Demystifying the conveyancing process in South Africa: A step-by-step guide

conveyancing
13 May 2024

For those venturing into the South African property market, understanding the intricacies of conveyancing is an essential part of ensuring the smooth transfer of property ownership from one party to another. This summary aims to clarify the conveyancing process and provide a comprehensive understanding of the key steps.

What is conveyancing?

Conveyancing refers to the legal process of transferring property ownership from a seller to a buyer. It involves various administrative and legal procedures aimed at ensuring the transaction is valid, binding and in compliance with all relevant laws and regulations. While the process may seem daunting, especially to first-time buyers or sellers, having a clear understanding of each step can help you to navigate through it smoothly.

The role of conveyancers

Property transfers in South Africa are facilitated by conveyancers – specialised lawyers who play a pivotal role in overseeing the entire transfer process, from drafting legal documents to conducting property searches and facilitating the payment of taxes and levies. Their expertise ensures that the transaction adheres to all legal requirements and safeguards the interests of both parties involved.

Key steps in the conveyancing process

Offer to Purchase: The conveyancing process commences with the signing of an Offer to Purchase agreement between the buyer and the seller.
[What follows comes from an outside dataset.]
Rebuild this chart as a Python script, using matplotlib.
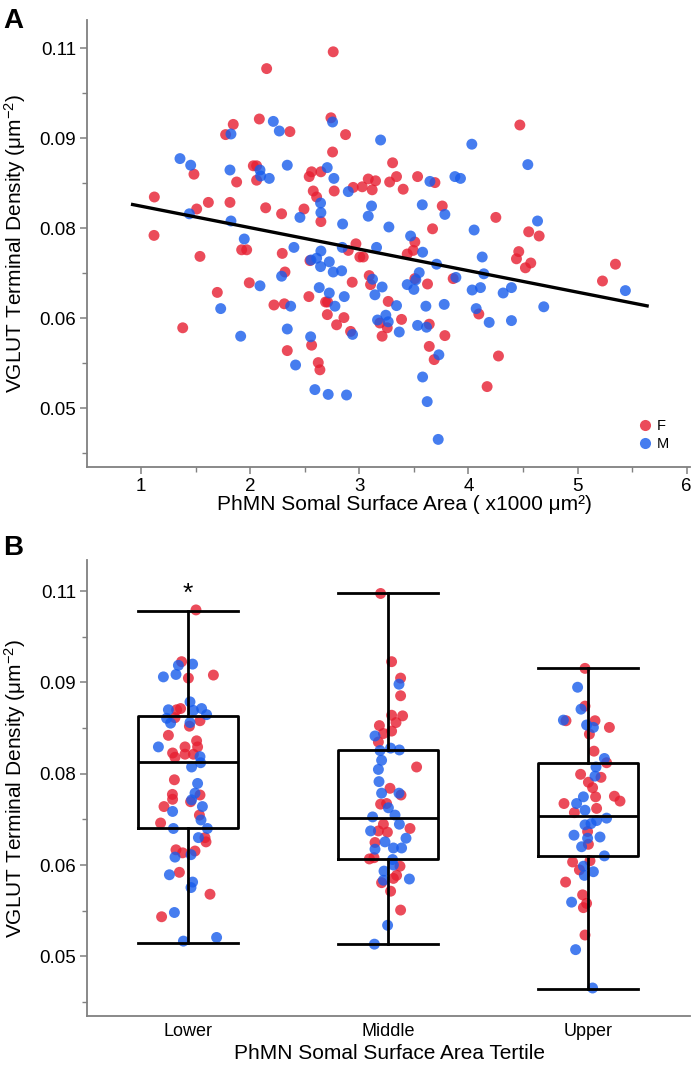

This document outlines the terms and conditions of the sale, including the purchase price, deposit amount and any special conditions.

Title deed and property searches: Once the Offer to Purchase is signed, the conveyancer conducts a thorough investigation of the property’s title deed and conducts various searches to uncover any encumbrances or restrictions that may affect the transfer.

Drafting of transfer documents: The conveyancer prepares the necessary legal documents, including the deed of transfer and all other supporting documents required for the transfer of ownership.

Obtaining clearance certificates: Before the transfer can proceed, the conveyancer obtains clearance certificates for various statutory requirements, such as rates and taxes, homeowners’ association and body corporate levies and compliance certificates for electrical, gas and plumbing installations.

Payment of transfer costs: Both the buyer and the seller are responsible for certain transfer costs. The buyer is liable for the majority of costs including, but not limited to, most of the fees such as transfer fees, transfer duty or VAT, as well as other related expenses. The seller is generally liable for the estate agent’s commission.

Execution of transfer documents: Once all documents are in order and the necessary payments have been made, the parties must sign the transfer documents in the presence of a conveyancer or a commissioner of oaths.

Registration of transfer: The final step in the conveyancing process involves lodging the transfer documents at the Deeds Office for the examination process prior to registration. Once registered, the property ownership is officially transferred to the buyer and the transaction is complete.

Conclusion

This article is a brief guide to help you understand the basics of the conveyancing process. We have not discussed bond registrations and cancellations, which are also completed by conveyancers. If you are thinking of selling your property, contact Kelly Barnett at Michelle Chavkin Attorneys Inc at [email protected]. We will help streamline the process, providing you with peace of mind and paving the way for a successful property transaction.

See also:

(This article is provided for informational purposes only and not for the purpose of providing legal advice. For more information on the topic, please contact the author/s or the relevant provider.)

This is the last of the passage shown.